For community interpretations of the history of Chicana/o labor and migration, readers should turn to Matt García’s A World of Its Own, José Alamillo’s Making Lemonade out of Lemons, and Gilbert Gonzalez’s Labor and Community. Employing a regional community historical analysis, García, Gonzalez, and Alamillo focus on community development, leisure space, and labor organizing among the Chicana/o communities of Greater Los Angeles and Southern California more broadly. García delves into cultural and leisure spaces and Mexican labor in the Pomona area of Los Angeles County from 1900 to 1970, establishing that Mexicans were important subjects in mainstream American society. He introduces a new type of labor history to the historiography of Chicana/o labor by using a cultural historical methodology, influenced by his graduate training under Chicana/o historian Vicki Ruiz. This methodology has permeated through the scholarship of many of Ruiz’s students over the past two decades, including that of Alamillo, who employs the same cultural historical approach in Making Lemonade out of Lemons. He details how Chicana/o workers in the lemon industry cultivated spaces of culture and leisure for their community in Corona, California. Maintaining the same focus on the citrus industry, Gonzalez concentrates more on labor organizing and community development among Chicana/o workers in the region during the same part of the early twentieth century. His volume is much stronger than those by Alamillo and García, because he integrates more of an economic focus, contending that Chicana/o labor is a product of American economic imperialism. Still, these three historical interpretations are all major contributions to Mexican labor and migration historiography.

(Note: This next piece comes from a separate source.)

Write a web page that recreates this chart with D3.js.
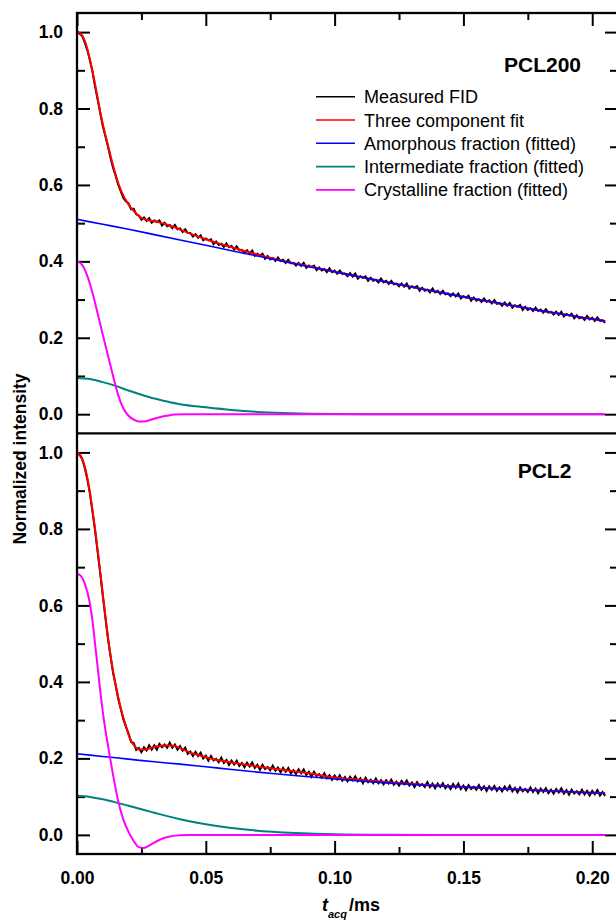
<!DOCTYPE html>
<html><head><meta charset="utf-8">
<script src="https://cdn.jsdelivr.net/npm/d3@7"></script>
<style>body{margin:0;background:#fff} svg{display:block}</style>
</head><body>
<svg id="c" width="616" height="921"></svg>
<script>
// ---------- DATA ----------
const fidStep = 0.001; // ms between measured FID samples (t = index * step)
const pcl200Measured = [1.000,0.996,0.990,0.973,0.953,0.926,0.897,0.858,0.824,0.789,
0.754,0.728,0.701,0.671,0.645,0.624,0.601,0.583,0.566,0.557,
0.552,0.536,0.538,0.523,0.520,0.509,0.515,0.506,0.513,0.501,
0.507,0.503,0.507,0.494,0.501,0.492,0.495,0.487,0.495,0.484,
0.486,0.477,0.484,0.474,0.474,0.465,0.471,0.462,0.468,0.455,
0.460,0.455,0.458,0.445,0.452,0.443,0.446,0.438,0.447,0.437,
0.440,0.431,0.439,0.429,0.430,0.422,0.429,0.420,0.428,0.415,
0.420,0.415,0.420,0.407,0.414,0.405,0.409,0.401,0.410,0.401,
0.404,0.396,0.404,0.395,0.396,0.389,0.396,0.388,0.396,0.383,
0.389,0.385,0.389,0.377,0.384,0.376,0.380,0.372,0.382,0.372,
0.376,0.368,0.376,0.367,0.368,0.361,0.369,0.360,0.368,0.355,
0.361,0.357,0.361,0.349,0.357,0.349,0.352,0.345,0.355,0.345,
0.349,0.341,0.349,0.340,0.342,0.335,0.342,0.334,0.342,0.329,
0.335,0.331,0.335,0.323,0.331,0.323,0.326,0.319,0.329,0.319,
0.323,0.315,0.323,0.314,0.316,0.309,0.316,0.308,0.316,0.303,
0.309,0.305,0.310,0.297,0.305,0.297,0.301,0.294,0.303,0.294,
0.298,0.290,0.299,0.289,0.291,0.284,0.292,0.284,0.291,0.279,
0.285,0.281,0.286,0.273,0.281,0.273,0.277,0.270,0.279,0.270,
0.274,0.266,0.275,0.266,0.268,0.261,0.268,0.260,0.268,0.256,
0.262,0.258,0.263,0.251,0.259,0.251,0.254,0.247,0.257,0.248,
0.252,0.244,0.253,0.244,0.246,0.239];
const pcl2Measured = [1.000,0.994,0.983,0.960,0.930,0.893,0.846,0.797,0.741,0.685,
0.626,0.570,0.514,0.468,0.424,0.391,0.356,0.329,0.302,0.283,
0.265,0.243,0.240,0.222,0.227,0.216,0.229,0.221,0.234,0.223,
0.234,0.223,0.238,0.229,0.236,0.228,0.241,0.228,0.236,0.223,
0.232,0.220,0.228,0.212,0.218,0.206,0.217,0.206,0.215,0.200,
0.207,0.194,0.206,0.195,0.199,0.190,0.202,0.188,0.196,0.183,
0.194,0.184,0.194,0.180,0.188,0.177,0.189,0.179,0.189,0.175,
0.183,0.170,0.183,0.172,0.177,0.169,0.181,0.168,0.176,0.164,
0.175,0.165,0.175,0.161,0.169,0.159,0.171,0.161,0.171,0.157,
0.165,0.152,0.165,0.154,0.159,0.150,0.161,0.148,0.156,0.144,
0.155,0.145,0.156,0.142,0.151,0.140,0.152,0.143,0.153,0.140,
0.148,0.135,0.149,0.138,0.144,0.135,0.147,0.135,0.143,0.132,
0.143,0.134,0.144,0.131,0.139,0.129,0.141,0.132,0.142,0.129,
0.137,0.125,0.138,0.128,0.133,0.125,0.138,0.125,0.134,0.122,
0.134,0.125,0.135,0.122,0.130,0.120,0.133,0.123,0.134,0.120,
0.129,0.117,0.130,0.120,0.126,0.118,0.130,0.118,0.127,0.115,
0.127,0.118,0.128,0.115,0.124,0.114,0.126,0.117,0.128,0.114,
0.123,0.111,0.124,0.114,0.120,0.112,0.124,0.112,0.121,0.109,
0.121,0.112,0.122,0.109,0.118,0.108,0.120,0.111,0.122,0.108,
0.117,0.105,0.118,0.108,0.114,0.106,0.118,0.106,0.115,0.103,
0.115,0.106,0.117,0.103,0.112,0.102];

// three component fit
const pcl200FitT = [0,0.001,0.002,0.003,0.004,0.005,0.006,0.007,0.008,0.009,0.010,0.011,0.012,0.013,0.014,0.015,0.016,0.017,0.018,0.019,0.020,0.021,0.022,0.023,0.024,0.025,0.026,0.027,0.028,0.029,0.030,0.032,0.034,0.036,0.038,0.040,0.045,0.050,0.055,0.060,0.065,0.070,0.080,0.090,0.100,0.110,0.120,0.130,0.140,0.150,0.160,0.170,0.180,0.190,0.200,0.205];
const pcl200FitV = [1.000,0.998,0.991,0.978,0.956,0.929,0.898,0.864,0.828,0.792,0.760,0.731,0.704,0.677,0.651,0.627,0.605,0.587,0.572,0.560,0.549,0.540,0.532,0.525,0.519,0.514,0.511,0.509,0.507,0.506,0.505,0.502,0.498,0.494,0.489,0.483,0.470,0.458,0.447,0.437,0.427,0.418,0.401,0.387,0.373,0.359,0.346,0.333,0.320,0.307,0.295,0.283,0.271,0.260,0.249,0.244];
const pcl2FitT = [0,0.001,0.002,0.003,0.004,0.005,0.006,0.007,0.008,0.009,0.010,0.011,0.012,0.013,0.014,0.015,0.016,0.017,0.018,0.019,0.020,0.021,0.022,0.023,0.024,0.025,0.026,0.027,0.028,0.029,0.030,0.032,0.034,0.036,0.038,0.040,0.042,0.044,0.046,0.048,0.050,0.055,0.060,0.065,0.070,0.080,0.090,0.100,0.110,0.120,0.130,0.140,0.150,0.160,0.170,0.180,0.190,0.200,0.205];
const pcl2FitV = [1.000,0.996,0.984,0.963,0.934,0.896,0.850,0.800,0.745,0.688,0.630,0.573,0.518,0.470,0.428,0.393,0.360,0.331,0.306,0.284,0.262,0.246,0.235,0.228,0.224,0.223,0.223,0.224,0.226,0.228,0.230,0.232,0.234,0.234,0.232,0.227,0.221,0.215,0.211,0.207,0.203,0.195,0.189,0.184,0.179,0.170,0.161,0.150,0.144,0.138,0.133,0.129,0.125,0.122,0.119,0.116,0.113,0.110,0.109];

// amorphous fraction
const amorphT = [0,0.010,0.020,0.030,0.040,0.050,0.060,0.070,0.080,0.090,0.100,0.110,0.120,0.130,0.140,0.150,0.160,0.170,0.180,0.190,0.200,0.205];
const pcl200AmorphV = [0.510,0.497,0.484,0.470,0.456,0.442,0.428,0.414,0.400,0.386,0.373,0.359,0.346,0.333,0.320,0.307,0.295,0.283,0.271,0.260,0.249,0.244];
const pcl2AmorphV = [0.212,0.205,0.198,0.191,0.185,0.178,0.171,0.164,0.158,0.152,0.146,0.141,0.136,0.132,0.128,0.125,0.122,0.119,0.116,0.113,0.110,0.109];

// intermediate fraction
const interT = [0,0.005,0.010,0.015,0.020,0.025,0.030,0.035,0.040,0.050,0.060,0.070,0.080,0.090,0.100,0.120,0.140,0.205];
const pcl200InterV = [0.095,0.092,0.084,0.074,0.062,0.051,0.041,0.033,0.026,0.018,0.011,0.006,0.003,0.0012,0.0004,0,0,0];
const pcl2InterV = [0.102,0.099,0.093,0.085,0.076,0.067,0.058,0.049,0.041,0.028,0.018,0.011,0.0065,0.0035,0.0018,0.0004,0,0];

// crystalline fraction
const pcl200CrystT = [0,0.002,0.004,0.006,0.008,0.010,0.012,0.014,0.016,0.018,0.020,0.022,0.024,0.026,0.028,0.030,0.032,0.035,0.038,0.042,0.060,0.205];
const pcl200CrystV = [0.400,0.391,0.362,0.318,0.264,0.208,0.154,0.100,0.050,0.015,-0.004,-0.014,-0.019,-0.019,-0.016,-0.012,-0.008,-0.004,-0.001,0,0,0];
const pcl2CrystT = [0,0.001,0.002,0.003,0.004,0.005,0.006,0.007,0.008,0.009,0.010,0.011,0.012,0.013,0.014,0.016,0.018,0.020,0.022,0.024,0.026,0.028,0.030,0.033,0.036,0.040,0.044,0.060,0.205];
const pcl2CrystV = [0.682,0.680,0.672,0.657,0.636,0.605,0.560,0.500,0.440,0.378,0.322,0.275,0.235,0.195,0.157,0.088,0.040,0.008,-0.016,-0.032,-0.034,-0.028,-0.020,-0.010,-0.004,-0.001,0,0,0];

const xMajorTicks = [0, 0.05, 0.10, 0.15, 0.20];
const xMajorLabels = ["0.00", "0.05", "0.10", "0.15", "0.20"];
const xMinorTicks = [0.025, 0.075, 0.125, 0.175];
const yMajorTicks = [0, 0.2, 0.4, 0.6, 0.8, 1.0];
const yMajorLabels = ["0.0", "0.2", "0.4", "0.6", "0.8", "1.0"];
const yMinorTicks = [0.1, 0.3, 0.5, 0.7, 0.9];
const legendLabels = ["Measured FID", "Three component fit", "Amorphous fraction (fitted)", "Intermediate fraction (fitted)", "Crystalline fraction (fitted)"];
const panelNames = ["PCL200", "PCL2"];

// ---------- STYLE / LAYOUT ----------
const COLORS = {fid: "#000000", fit: "#ff0000", amorph: "#0000ff", inter: "#008080", cryst: "#ff00ff"};
const legendColors = [COLORS.fid, COLORS.fit, COLORS.amorph, COLORS.inter, COLORS.cryst];
const FONT = "'Liberation Sans', Arial, Helvetica, sans-serif";
const L = 77, R = 618;
const svg = d3.select("#c");

const x = d3.scaleLinear().domain([0, 0.21]).range([L, R]);
const panels = [
  {name: panelNames[0], top: 13, bottom: 433.3, fid: pcl200Measured, fitT: pcl200FitT, fitV: pcl200FitV,
   amV: pcl200AmorphV, inV: pcl200InterV, crT: pcl200CrystT, crV: pcl200CrystV, labelX: 504, labelY: 71.7},
  {name: panelNames[1], top: 433.3, bottom: 854, fid: pcl2Measured, fitT: pcl2FitT, fitV: pcl2FitV,
   amV: pcl2AmorphV, inV: pcl2InterV, crT: pcl2CrystT, crV: pcl2CrystV, labelX: 517.7, labelY: 478.3}
];

function styleAxis(g) {
  g.select(".domain").remove();
  g.selectAll(".tick line").attr("stroke", "#000").attr("stroke-width", 2);
  g.selectAll("text").attr("font-family", FONT).attr("font-size", 17.5).attr("font-weight", "bold").attr("fill", "#000");
}

panels.forEach((p, pi) => {
  const y = d3.scaleLinear().domain([-0.05, 1.05]).range([p.bottom, p.top]);
  const line = d3.line().x(d => x(d[0])).y(d => y(d[1]));
  const smooth = d3.line().x(d => x(d[0])).y(d => y(d[1])).curve(d3.curveMonotoneX);

  const g = svg.append("g");
  g.append("g").attr("transform", `translate(${L},0)`)
    .call(d3.axisLeft(y).tickValues(yMajorTicks).tickSize(-13).tickPadding(14).tickFormat((d, i) => yMajorLabels[i]))
    .call(styleAxis);
  g.append("g").attr("transform", `translate(${L},0)`)
    .call(d3.axisLeft(y).tickValues(yMinorTicks).tickSize(-8).tickFormat(""))
    .call(styleAxis);
  g.append("g").attr("transform", `translate(${R},0)`)
    .call(d3.axisRight(y).tickValues(yMajorTicks).tickSize(-13).tickFormat(""))
    .call(styleAxis);
  g.append("g").attr("transform", `translate(${R},0)`)
    .call(d3.axisRight(y).tickValues(yMinorTicks).tickSize(-8).tickFormat(""))
    .call(styleAxis);
  if (pi === 0) {
    g.append("g").attr("transform", `translate(0,${p.top})`)
      .call(d3.axisTop(x).tickValues(xMajorTicks).tickSize(-13).tickFormat(""))
      .call(styleAxis);
    g.append("g").attr("transform", `translate(0,${p.top})`)
      .call(d3.axisTop(x).tickValues(xMinorTicks).tickSize(-7).tickFormat(""))
      .call(styleAxis);
  } else {
    g.append("g").attr("transform", `translate(0,${p.bottom})`)
      .call(d3.axisBottom(x).tickValues(xMajorTicks).tickSize(-13).tickPadding(18).tickFormat((d, i) => xMajorLabels[i]))
      .call(styleAxis);
    g.append("g").attr("transform", `translate(0,${p.bottom})`)
      .call(d3.axisBottom(x).tickValues(xMinorTicks).tickSize(-7).tickFormat(""))
      .call(styleAxis);
  }

  const fidPts = p.fid.map((v, i) => [i * fidStep, v]);
  g.append("path").attr("d", line(fidPts)).attr("fill", "none").attr("stroke", COLORS.fid).attr("stroke-width", 2);
  g.append("path").attr("d", smooth(p.fitT.map((t, i) => [t, p.fitV[i]]))).attr("fill", "none").attr("stroke", COLORS.fit).attr("stroke-width", 2);
  g.append("path").attr("d", smooth(amorphT.map((t, i) => [t, p.amV[i]]))).attr("fill", "none").attr("stroke", COLORS.amorph).attr("stroke-width", 1.6);
  g.append("path").attr("d", smooth(interT.map((t, i) => [t, p.inV[i]]))).attr("fill", "none").attr("stroke", COLORS.inter).attr("stroke-width", 2);
  g.append("path").attr("d", smooth(p.crT.map((t, i) => [t, p.crV[i]]))).attr("fill", "none").attr("stroke", COLORS.cryst).attr("stroke-width", 2);

  g.append("text").attr("x", p.labelX).attr("y", p.labelY).text(p.name)
    .attr("font-family", FONT).attr("font-size", 21).attr("font-weight", "bold");
});

const frame = svg.append("g").attr("fill", "none").attr("stroke", "#000").attr("stroke-width", 2.3);
frame.append("rect").attr("x", L).attr("y", panels[0].top).attr("width", R - L).attr("height", panels[1].bottom - panels[0].top);
frame.append("line").attr("x1", L).attr("x2", R).attr("y1", panels[0].bottom).attr("y2", panels[0].bottom);

const lg = svg.append("g");
legendLabels.forEach((lab, i) => {
  const cy = 96.7 + i * 23.3;
  lg.append("line").attr("x1", 316).attr("x2", 355).attr("y1", cy).attr("y2", cy).attr("stroke", legendColors[i]).attr("stroke-width", 1.6);
  lg.append("text").attr("x", 364).attr("y", cy + 6.5).text(lab)
    .attr("font-family", FONT).attr("font-size", 18).attr("fill", "#000");
});

svg.append("text").attr("transform", "translate(26,459) rotate(-90)").attr("text-anchor", "middle")
  .attr("font-family", FONT).attr("font-size", 17.5).attr("font-weight", "bold").text("Normalized intensity");
const xt = svg.append("text").attr("x", 322).attr("y", 911)
  .attr("font-family", FONT).attr("font-size", 18).attr("font-weight", "bold");
xt.append("tspan").attr("font-style", "italic").text("t");
xt.append("tspan").attr("font-style", "italic").attr("font-size", 11).attr("dy", 7).text("acq");
xt.append("tspan").attr("dy", -7).attr("dx", 2).text("/ms");
</script>
</body></html>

What of the major gender interpretations in Chicana/o labor and migration historiography? Many studies have emerged over the last four decades, though the most notable are Ruiz’s Cannery Women, Cannery Lives and Pierrette Hondagneu-Sotelo’s Gendered Transitions. Ruiz’s book reviews Mexican women cannery workers and labor organizing in California’s food processing industry from the 1930s to the 1950s, asserting that these women played a major role in the United Cannery, Agricultural, Packing, and Allied Workers of America during the period. The text is noteworthy for highlighting Chicana workers, whom male historians of labor and Chicana/o studies have often overlooked in past scholarship. Hondagneu-Sotelo investigates how gender impacts the experience of migration and immigration settlements among Mexican Americans in the contemporary United States, paying particular attention to Mexican immigrant women’s drive to seek out better economic and living conditions. Hondagneu-Sotelo employs a micro- and macro-sociological approach to documenting the experience of gender among Mexican Americans in mainstream society. She debates other migration scholars and historians who have failed to include Mexican women in their scholarly work. Both Ruiz and Hondagneu-Sotelo are pioneers in the field of Chicana/o labor and migration studies for how they have incorporated gender considerations into their research.